Commodity news today begins with a look at counting barrels of oil. There are also reports of a single buyer holding as much as 89% of the lead in storage in London, and new estimates are released on corn and wheat production.
Saudi Arabia has consistently maintained that it has increased production over the last couple of months to accommodate any oil shortage due to the loss of about 1.3 million barrels/day in Libya. The Saudis produced 9.125 million barrels/day in February and had been expected to produce about the same amount in March.
Instead, Saudi production was reported to be just 8.292 million barrels/day in March, nearly 800,000 barrels less than expected. The lower production cause traders to conclude that maybe the oil markets weren’t as tight as previously believed, and the price of crude fell.
As one London-based oil consultant told The Wall Street Journal, “Markets are fueled by a lack of reliable information. Nobody knows if we are short of oil.” That about sums it up.
The US Energy Information Administration, the International Energy Agency, the Joint Oil Data Initiative, OPEC, and just about any other oil watcher that projects crude production follows its own methodology and calculates its own totals. Because no one really knows, or can figure out, how much oil is available, the price of oil includes more than a dollop of guesswork. It’s no wonder then that any conceivable event that could have even the remotest impact on crude production often has a disproportionate effect on the price.
The lack of transparency in crude production leads to an inevitable lack of transparency in pricing. Whether WTI crude is fairly priced at around $112/barrel today is irrelevant. Whether that price represents anything other than guesswork is relevant, but unlikely ever to be satisfactorily explained.
In London, one company is believed to own up to 89% of the lead in London Metal Exchange warehouses according to a report from the LME called the Warrant Tom Banding Report. The lead is worth about $704 million at current prices according to a report in Bloomberg Businessweek.
The lead cash buyer price on the LME has risen from about $2,300/metric ton a year ago to about $2,660/metric ton today, a rise of almost 16%. The price peaked at more than $2,900/metric ton in March.

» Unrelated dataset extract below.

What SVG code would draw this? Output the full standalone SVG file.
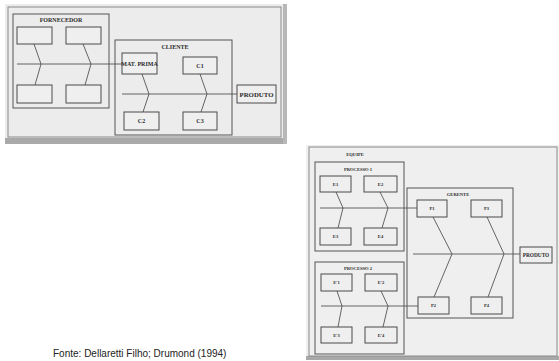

Lead is primarily used in batteries and plumbing supplies, and recent mining stoppages in Australia and expected demand for batteries after the disaster in Japan have pushed the price up.
LME rules require that dominant owners of a commodity lend the commodity out at a fixed rate and a limited premium. Prices for near-term deliveries of lead are also higher than prices for later-dated deliveries, a market condition known as backwardation. Even though there is a single owner of much of the LME stockpile, once the near-term premium disappears, the owner is likely to disappear too.
The International Grains Council has published its April 2011 report, bumping its supplies forecast for the 2011-12 crop year by 4.5%, to 1.808 billion tons. The Council’s consumption forecast was also raised by 1.5%, to 1.818 billion tons.
Global corn production is expected to fall by 0.8% in the 2010-11 crop year. High prices have not cooled demand for corn, leading to inventory tightening as the world moves into a new crop year. The Council projects a 60% drop in US corn inventories by the end of June.
Corn plantings for 2011-12 are forecast to rise by 3%, leading to production rise of almost 5% and a record harvest of 847 million tons. Tight supplies and high prices are expected to limit consumption growth and a switch to wheat for livestock feed. Wheat production is expected to total 672 million tons, up 22 million tons from 2010-11. Consumption of wheat is expected to match production exactly, even though wheat is projected as a partial substitute for corn as animal feed in 2011-12.